After previously declaring it would not contribute to the Green Climate Fund (GCF), Foreign Minister Julie Bishop announced yesterday that Australia would (after all) contribute $200 million over four years. This money will come out of Australia’s recently diminished aid budget and is therefore not “new and additional” to the government’s supposed Millennium Goals commitment to provide 0.7% of gross national income towards overseas development assistance. It also compares unfavourably to the Labor government’s contribution of $500 million to “fast start” climate finance in 2012.

Nonetheless, it is a welcome announcement that prevented Australia’s climate reputation from hitting rock bottom. It will keep Australia on the Green Climate Fund Board. The announcement was also cunningly timed. Australia’s modest contribution of $200 million was the final one that brought the fund over the much desired $10 billion mark (on top of, for example, Japan’s US$1.5 billion). Thank you, Australia, for providing the last straw.

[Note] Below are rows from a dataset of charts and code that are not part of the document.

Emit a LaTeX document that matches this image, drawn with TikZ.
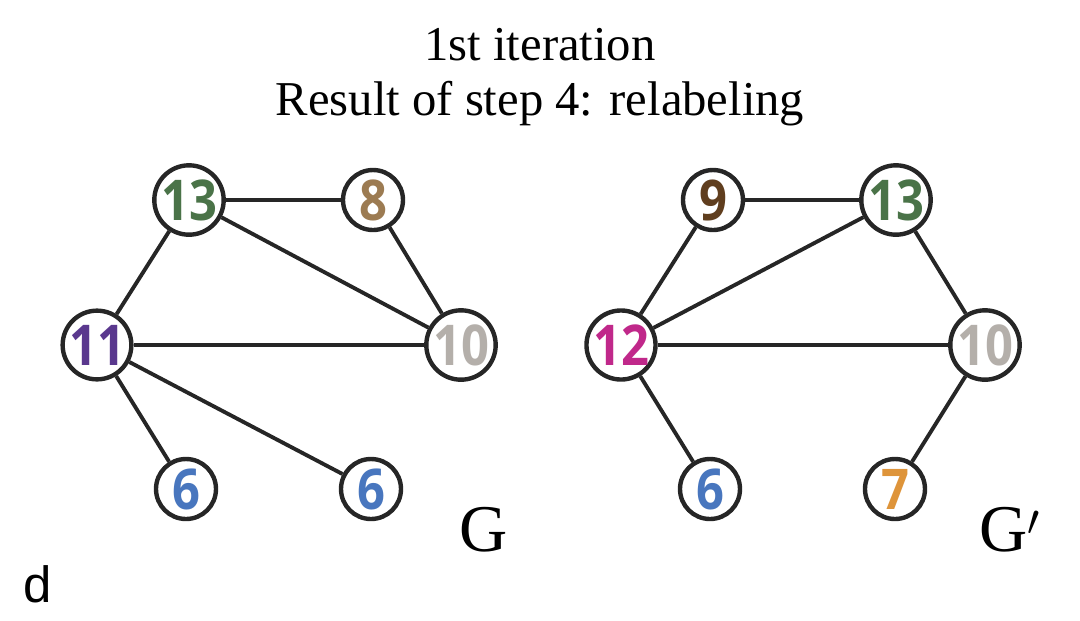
\documentclass[tikz,border=0pt]{standalone}
\usepackage{fontspec}
\setmainfont{Liberation Serif}
\newfontfamily\numfont{Open Sans}
\newfontfamily\labfont{Liberation Sans}
\usepackage{graphicx}
\usepackage{tikz}

\definecolor{cgreen}{RGB}{74,115,72}
\definecolor{ctan}{RGB}{156,123,82}
\definecolor{cpurple}{RGB}{90,56,142}
\definecolor{cgrey}{RGB}{180,175,170}
\definecolor{cblue}{RGB}{72,118,190}
\definecolor{cbrown}{RGB}{96,62,30}
\definecolor{cmagenta}{RGB}{192,40,138}
\definecolor{corange}{RGB}{222,148,58}

\newcommand{\num}[1]{\scalebox{0.87}[1]{#1}}

\tikzset{
  vert/.style={circle,draw=black!85,line width=2.5pt,fill=white,minimum size=1.2cm,inner sep=0pt,
    font=\numfont\bfseries\fontsize{32}{32}\selectfont,text=#1},
  edge/.style={line width=2.2pt,draw=black!85}
}

\begin{document}
\begin{tikzpicture}[x=0.02cm,y=-0.02cm]
\useasboundingbox (0,0) rectangle (1080,620);
% titles
\node (t1) at (540,45) {\fontsize{27.7}{27.7}\selectfont 1st iteration};
\node (t2) at (540,104) {\fontsize{27.7}{27.7}\selectfont Result of step 4: relabeling};
% graph G
\node[vert=cgreen]   (a13) at (189,200) {\num{13}};
\node[vert=ctan]     (a8)  at (373,200) {\num{8}};
\node[vert=cpurple]  (a11) at (97,345) {\num{11}};
\node[vert=cgrey]    (a10) at (461,345) {\num{10}};
\node[vert=cblue]    (a6)  at (186,489) {\num{6}};
\node[vert=cblue]    (b6)  at (371,489) {\num{6}};
\foreach \u/\v in {a13/a8,a13/a11,a13/a10,a8/a10,a11/a10,a11/a6,a11/b6}
  \draw[edge] (\u) -- (\v);
% graph G'
\node[vert=cbrown]   (c9)  at (713,200) {\num{9}};
\node[vert=cgreen]   (c13) at (896,200) {\num{13}};
\node[vert=cmagenta] (c12) at (621,345) {\num{12}};
\node[vert=cgrey]    (c10) at (985,345) {\num{10}};
\node[vert=cblue]    (c6)  at (710,489) {\num{6}};
\node[vert=corange]  (c7)  at (895,489) {\num{7}};
\foreach \u/\v in {c9/c13,c9/c12,c13/c12,c13/c10,c12/c10,c12/c6,c10/c7}
  \draw[edge] (\u) -- (\v);
% names
\node (gG)  at (484,530) {\fontsize{38}{38}\selectfont G};
\node (gGp) at (1010,530) {\fontsize{38}{38}\selectfont G$'$};
\node (lab) at (38,584) {\labfont\fontsize{29}{29}\selectfont d};
\end{tikzpicture}
\end{document}
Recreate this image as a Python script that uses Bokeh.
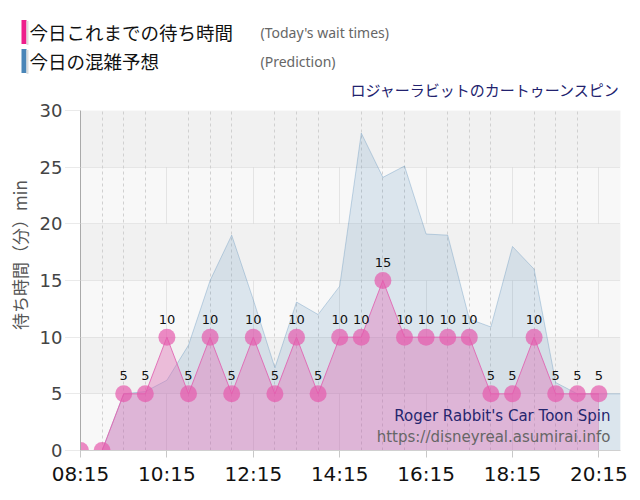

The climate finance contributions announced by Australia and other countries at the Lima conference are merely part of an ongoing collective effort by developed countries to raise at least $100 billion by 2020 to help poorer countries pursue decarbonisation and adapt to the unavoidable impacts of climate change. These are the countries that have contributed least to the problem of climate change and expected to suffer the most from harmful impacts.

Meanwhile, Bishop and Trade Minister Andrew Robb have been engaged in bilaterals with other parties, including the United States and China, explaining Australia’s position.

Today, Bishop announced this position publicly in another — albeit very short — statement in the plenary session. She declared that Australia supported a strong and effective treaty but it must not hamper economic growth. She also announced that Australia wanted the Paris agreement to move beyond the rigid binary between developed and developing countries towards a more level playing field. Predictably, she defended the government’s Direct Action plan and declared that Australia had an ambitious 2020 target and that its actions were comparable with those other developed countries.

Most delegates and observers at the negotiations would beg to differ. Indeed, Germanwatch’s Climate Performance Index of 2014 ranked Australia 57th out of 58 OECD countries (Canada was 58, Denmark headed the list at No. 4, and no countries were awarded first, second or third place). At the time of writing, Australia also tops the league ladder of Climate Action Network’s daily “Fossil of the Day” award by a long stretch.

In her plenary appearance, Bishop also announced that Australia had established a prime ministerial taskforce to prepare Australia’s “nationally determined contribution” towards the collective mitigation effort for the post-2020 period. This will be made known by mid-2015, bucking the expectation that they be provided no later than first quarter of 2015.

It is clear that the main focus of this taskforce will be on what Australia’s trading partners are doing rather than on the science of climate change, the recommendations of the Climate Change Authority or what might be a fair contribution for a rich country that is making a major contribution to the problem of climate change.

Enter Robb, who had already declared yesterday that Australia would not sign up to a new climate agreement in Paris if it would put Australia at a disadvantage to its trade competitors.

More fundamentally, Australia has questioned the goal of achieving carbon neutrality by 2050, which is included in the draft negotiating text of the new agreement. Indeed, Bishop made it clear yesterday that she was nonplussed as to why anyone would want a fossil fuel-free world by 2050.

In short, Australia sees climate leadership as a sucker’s game and climate laggardship as the smart way to operate because it believes that fossil fuels are here to stay. These are very unsafe assumptions that risk not only Australia’s international reputation but also its long-term prosperity. If only Australia would look over the horizon and see what is coming: either dangerous climate change, for which we are poorly prepared, or a world that will become increasingly disinclined to buy our fossil fuel exports, which will leave us economically stranded.

Meanwhile, all eyes are tracking the draft COP decision proposed by the co-chairs, which will be worked over by ministers over the next two to three days to produce the final decision of the conference. The much longer draft negotiating text of the Paris agreement will remain a work in progress until it is finalised at COP21 in Paris at the end of 2015. However, it is hoped that the ministers will find ways of narrowing the differences in the negotiating text, particularly over the major sticking points of differentiated responsibilities, and the legal form in which the party’s “intended nationally determined contributions” are expressed.

However, there is one thing about which there is deep agreement among most of the negotiators, and that is the remarkably soothing effects of a Peruvian cocktail called a pisco sour, which is available in the corridors. Let’s hope it brings the negotiators together in the final hour.